Daily Telegraph da başyazısında "komik de olsa yaşananların İngiltere'yi güç durumda bıraktığını" belirterek, İngiltere Dışişleri Bakanlığı'nın iddiaları yalanlamaktan kaçındığını hatırlattı. Gazetenin başyazısı, "Başbakan Tony Blair, 'kaya' vakasını bir şaka olarak yorumlayıp geride bırakmak isteyebilir. Ancak daha önce müttefik olarak belirlediği bir lider, giderek daha da güvenilmez bir ortağa dönüştü. İster İran'ın nükleer hevesleri konusunda olsun, isterse de Rusya'nın doğal gaz sağlayıcısı olmasında.
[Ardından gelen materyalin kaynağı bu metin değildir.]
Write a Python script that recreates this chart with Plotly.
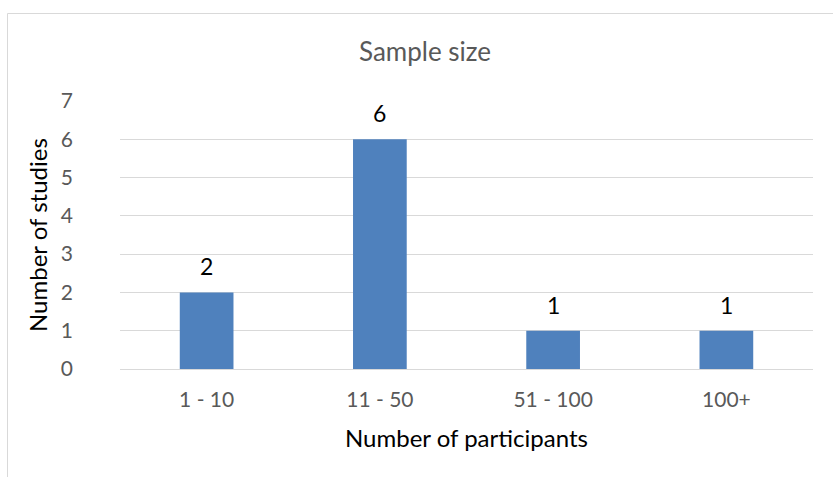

Elektronik kayanın neşeli bir tarafı olabilir. Ancak bu kaya ayrıca Rusya'nın Batı'yla ilişkilerinde bir soğumaya da işaret ediyor" şeklinde noktalandı.
Rus gazetesi Komsomolskaya Pravda ise İngiltere'yle Rusya arasında yaşananların hiç de komik olmadığını savundu.
Gazeteye göre İngiliz Dış İstihbarat Servisi MI6'den gelen para sayesinde belki de Rusya'da, İngiltere hesabına çalışacak ajan yetiştirmeye yönelik bir enstitü faaliyet gösteriyor.
Nezavisimaya Gazeta'ya göre de, yaşananlar muhtemelen İngiltere'yle Rusya arasında son yılların en büyük casusluk skandalına işaret etti.
Kommersant gazetesinin bir yorumundaysa, Rus yetkililerin iddialarına şüpheyle yaklaşılıyor. Haberde, Moskova'daki İngiliz Büyükelçiliği mensuplarının hem diplomat, hem casus oldukları iddialarının yeni olmadığı vurgulandı. Yine aynı yoruma göre, "dünyada tüm büyükelçiliklerde bu tür kişiler mevcut", hatta belki de Rus televizyonundaki programda yayımlanan görüntüleri çeken kişi de "gazeteci değil bir gizli servis mensubu."
"NÜKLEER PLANLAR"
İngiliz Independent gazetesinin bugünkü manşeti, "Tehlike! Nükleer atık" şeklinde.
Gazete İngiltere hükümetinin ülkede 30 yeni nükleer enerji santrali inşa etme planlarını eleştirdi. Independent, ülkede hala 2.3 milyon metre küp nükleer atık olduğunu, bu atıklarla temasın bir kişiyi 2 dakikada öldürebileceğini ve atıkları gömmenin maliyetinin 85 milyar sterlin olduğunu yazdı.
Gazete başyazısında bir de, "Eğer İngiltere daha fazla nükleer enerji santrali inşa etmeyi kararlaştırırsa, hangi ahlaki hakla İran gibi ülkelerin benzer bir şey yapmamasını savunabiliriz?" sorusunu yöneltti.
Times ise başyazısında Independent'ın tam aksi bir görüşü savunarak, İngiltere'nin enerji açığının giderilmesi için nükleer enerji gerekli olduğunu vurguladı.
Dün, İngiltere milli futbol takımının menajeri Sven Goran Eriksson'un 2006 Dünya Kupası sonrası görevinden ayrılacağı açıklanmıştı.
Eriksson'la ilgili tartışmaları alevlendirense, ülkenin en çok satan pazar gazetesi News of the World'ün kendini şeyh olarak tanıtan bir muhabirine Dubai'de yaptığı, bazı İngiliz kulüpleri ve futbolcularına yönelik açıklamalar olmuştu.
Guardian bugünkü başyazısında Eriksson'u "iyi bir menajer" olarak nitelendirip övdü. Gazete, Eriksson'un sahada aldığı sonuçlara göre değerlendirilmesi gerektiğini vurgulayarak, "İngiliz futbolunun itibarını sarsmak için en fazla çabayı menajer değil, ona yönelik eleştiriler ve mevcut sistem harcıyor" yorumunu yaptı.
Daily Telegraph spor ekinde, varılan anlaşma uyarınca İngiltere Futbol Federasyonu'nun (FA) Sven Goran Eriksson'a 2.5 milyon sterlin tazminat ödeyeceğini duyurdu.
Gazete, Eriksson'un koltuğuna aday isimler arasında başı çeken teknik direktörün halen Avustralya milli takımı ve Hollanda'nın PSV Eindhoven takımlarını çalıştıran Guus Hiddink olduğunu iddia etti.